The business advantages are significant: no payroll taxes, no benefits obligations, no workers’ compensation requirement (in most states), no unemployment insurance, and flexibility to scale engagement up or down based on project needs. The compliance obligation is real: misclassifying a worker as a contractor when they should be an employee is one of the most audited areas in small business taxation, with retroactive liability for unpaid taxes, penalties, and interest.
Employee vs. Independent Contractor: Classification Guide
| Factor | Points toward employee | Points toward contractor |
|---|---|---|
| Control over work method | Business controls how work is done | Worker controls how work is done. Only result is specified |
| Tools and equipment | Business provides tools, workspace, materials | Worker provides their own tools and workspace |
| Economic dependence | Worker depends primarily on this business for income | Worker serves multiple clients. Not economically dependent |
| Duration of relationship | Ongoing, indefinite engagement | Project-based or defined-term engagement |
| Skill and initiative | Skills are integral to regular business activity | Specialized skills outside core business function |
| Integration | Work is integrated into business operations | Work is distinct from core operations |
Hiring and Paying 1099 Contractors: 5-Step Process
- Evaluate the relationship against the classification tests before engaging. Before engaging any worker as a contractor, evaluate the relationship against the IRS common law factors (20-factor test), the economic reality test, and your state’s classification test (some states, like California, use the stricter ABC test). If the evaluation is ambiguous, consult a business attorney or HR advisor. The classification decision should be made before the engagement begins, not after a state audit.

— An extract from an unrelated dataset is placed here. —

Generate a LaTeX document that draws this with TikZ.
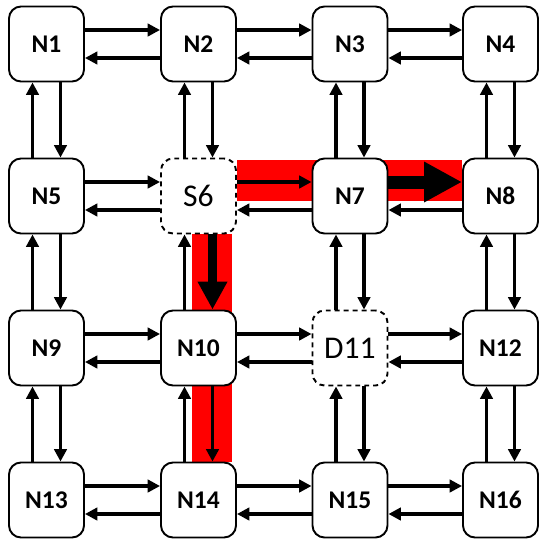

- Collect a Form W-9 from every contractor before the first payment. The W-9 collects the contractor’s legal name, business name (if applicable), taxpayer identification number (SSN or EIN), and signature certifying their tax status. Collect it before the first payment: not at year end when you are preparing 1099s. Store W-9s for at least 4 years. Without a W-9, you may be required to apply backup withholding (24%) to contractor payments and are unable to file an accurate 1099-NEC.

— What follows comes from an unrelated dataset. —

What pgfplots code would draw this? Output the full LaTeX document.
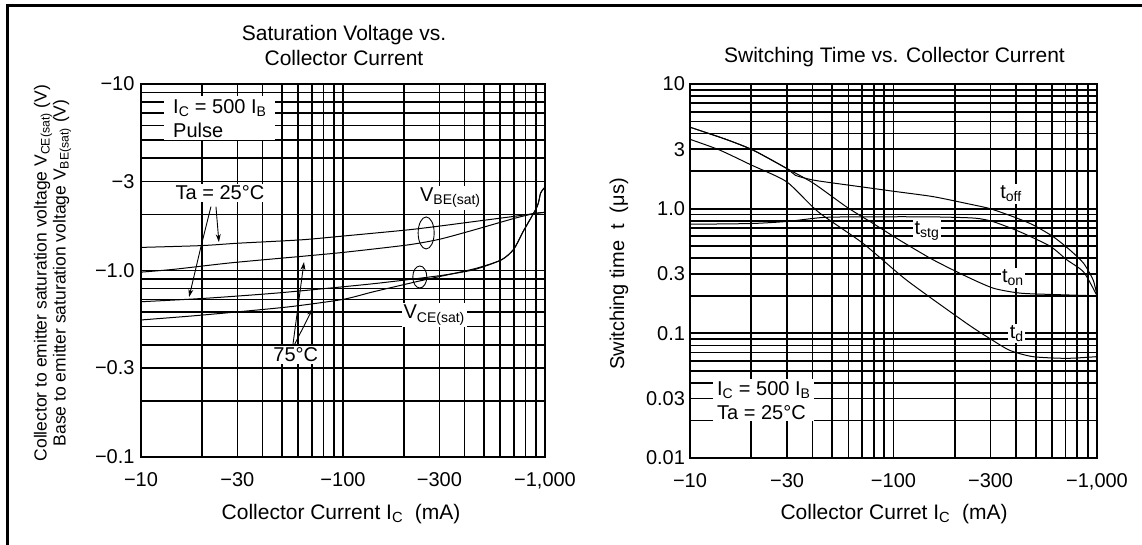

- Use a written independent contractor agreement for every engagement. The contractor agreement should define: the scope of work, work products and acceptance criteria, timeline and milestones, payment terms and rate, IP ownership (who owns the work product), confidentiality obligations, termination conditions, and a statement confirming the independent contractor relationship. The agreement is not primarily about taxes: it is about managing expectations and protecting the business’s rights to the work products. Have a business attorney review the template before first use.

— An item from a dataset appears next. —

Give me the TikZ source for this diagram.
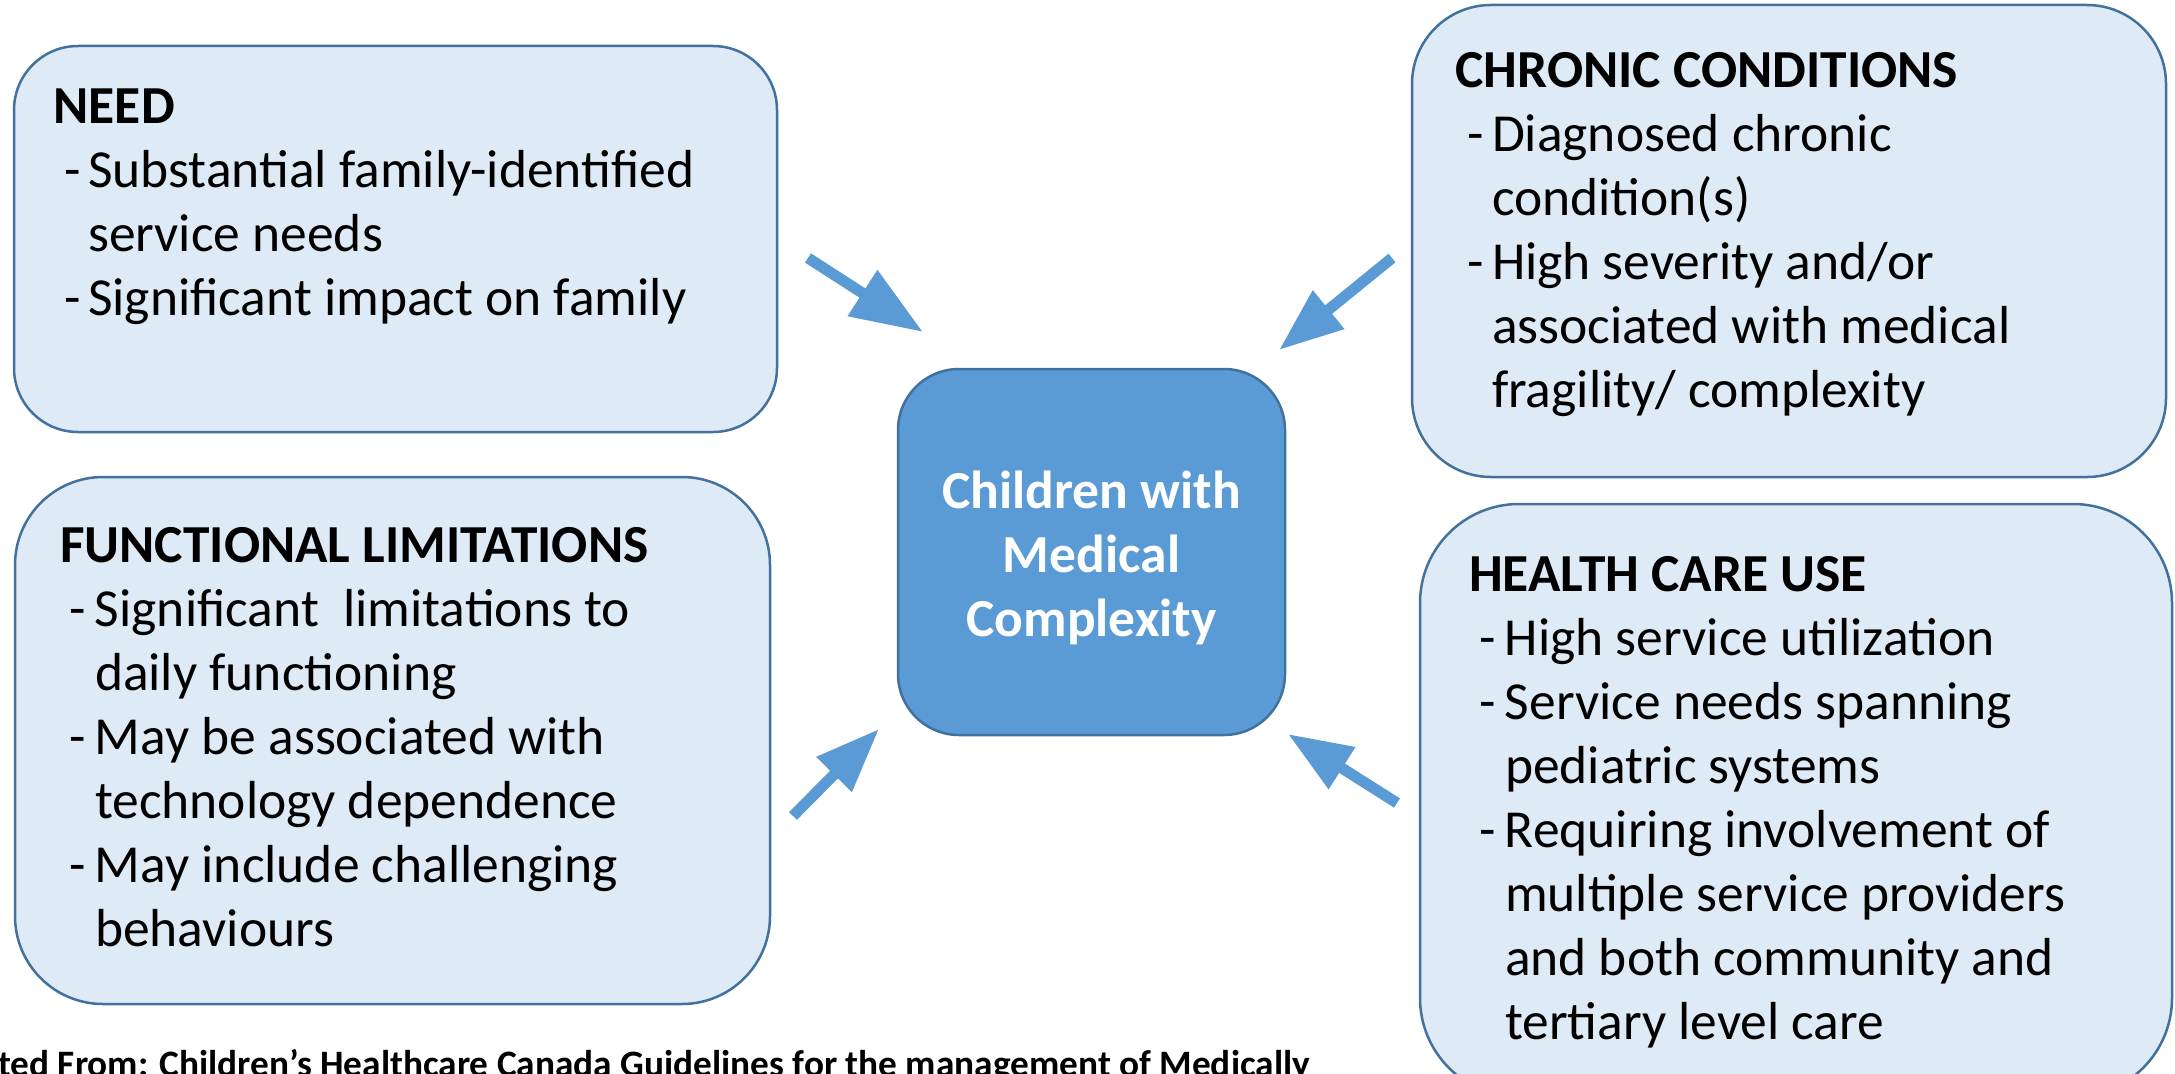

- Pay contractors on invoice, not on a payroll schedule. Contractors invoice you for completed work. You pay the invoice. This is not just administrative convention: it reinforces the independent contractor relationship. Contractors paid on a regular weekly or bi-weekly schedule, regardless of work completed, look more like employees in a classification analysis. Pay against submitted invoices with your standard net terms (net-7, net-15, or net-30).
- File 1099-NEC by January 31 for every contractor paid $600 or more. For each contractor paid $600 or more in the calendar year, file a 1099-NEC with the IRS and provide a copy to the contractor by January 31. File the 1096 transmittal form with the IRS by January 31 as well. Most accounting software (QuickBooks, Xero) and payroll platforms (Gusto, Rippling) can generate and e-file 1099s directly. Failure to file 1099s on time results in penalties of $60–$630 per form depending on the delay.